America is drowning in dogs. Shelters try, but millions are euthanized every year because no one wants them. The single biggest problem causing this is irresponsible owners who don't have their pets neutered. Unless you breed Labradors, take your pet out of the baby business.
Neutering is a general term for making sure your Lab doesn't become a parent. The technical term can include both males and females, but is used more commonly in reference to males.
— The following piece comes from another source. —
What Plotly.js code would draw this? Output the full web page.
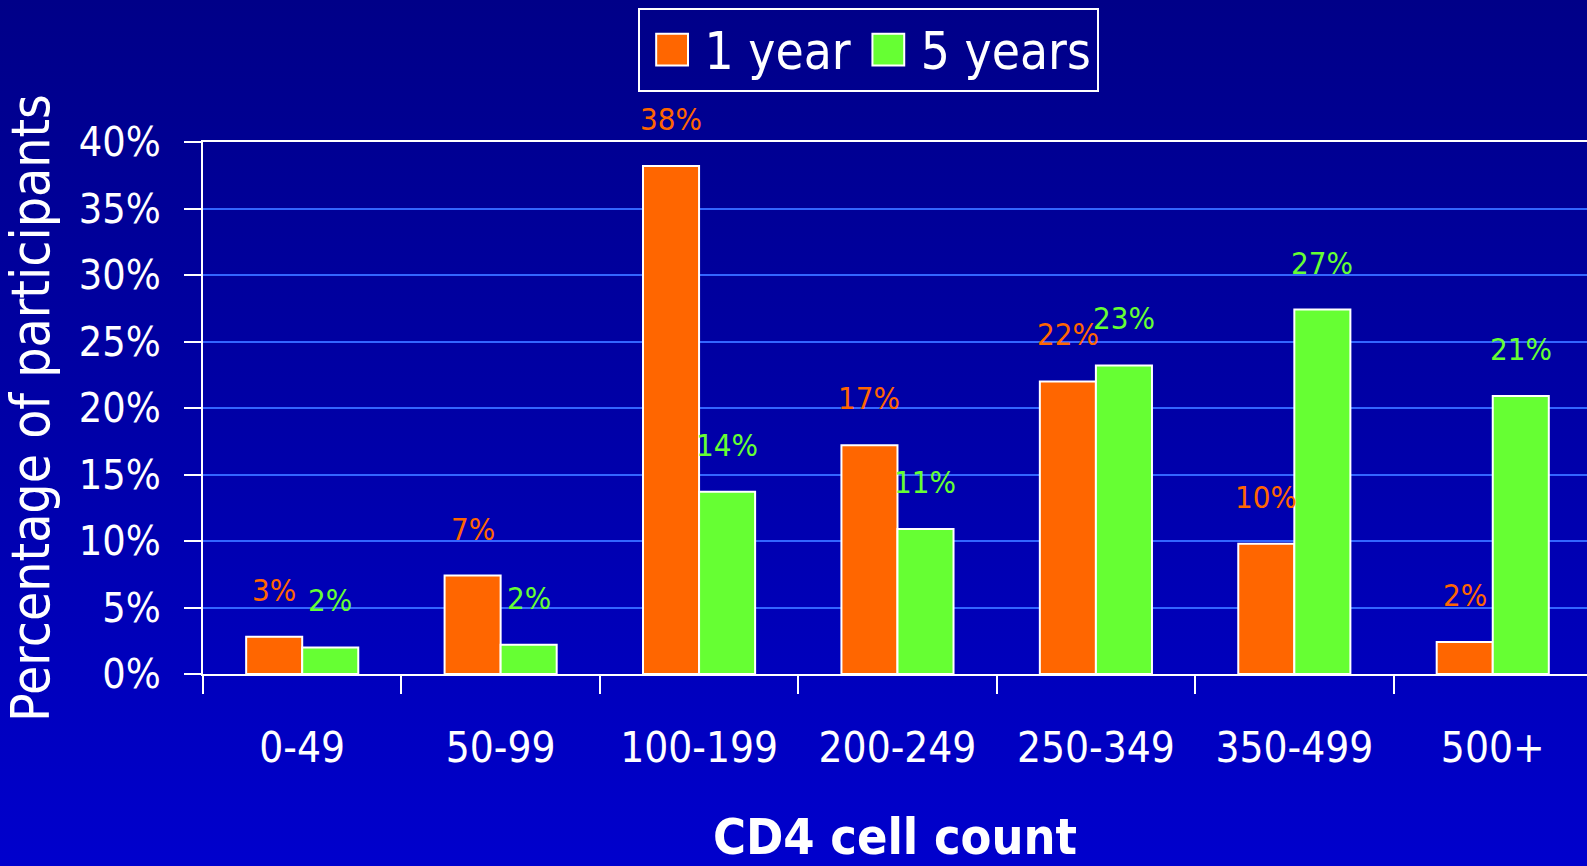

Neutering requires a surgical procedure to remove the testicles of a dog and the ovaries and uterus of a bitch. It is done under general anesthesia, which makes it painless. The male's testicles are removed through a small incision in the scrotum or sac, while the bitch's uterus and ovaries are removed through an incision in the midline or center of her belly. Your Labrador may be able to come home the same day as the surgery for lots of TLC and should have little to no discomfort if you follow your vet's instructions carefully.
It tends to make Labradors more popular with both humans and other dogs. They're usually friendly and well behaved, but you don't want 50 or so pounds of dog clinging to your leg and humping away every few minutes or the same size bitch running through the house in a frenzy of sexual frustration, dripping bloody fluid everywhere. Your big boy will make more friends at the dog park or doggie day care if he's not pestering an unreceptive bitch or starting a fight with another male. If you're a hunter, your sweet girl will be able to concentrate better on fetching birds if she's not humming "Hot Stuff" under her breath. Neither one can possibly get cancer or any other disease in an organ that isn't there any more. Neither one will have a radical personality change or get fat just because of neutering.
The best time to neuter any dog is after he's full grown but before he hits puberty. Labs tend to be late developers and can sometimes not reach their full growth until 2 years of age, but sexual maturity can come before that. Bitches seem to do best if spayed before their first heat cycle and certainly before they've had a litter. Six months of age is about the right time to consult your vet about taking care of this important aspect of your Lab's health and well-being. Together you can judge where your pet is developmentally and whether it's time to relieve your pal of that biological imperative, the need to breed.
Always check with your veterinarian before changing your pet’s diet, medication, or physical activity routines. This information is not a substitute for a vet’s opinion.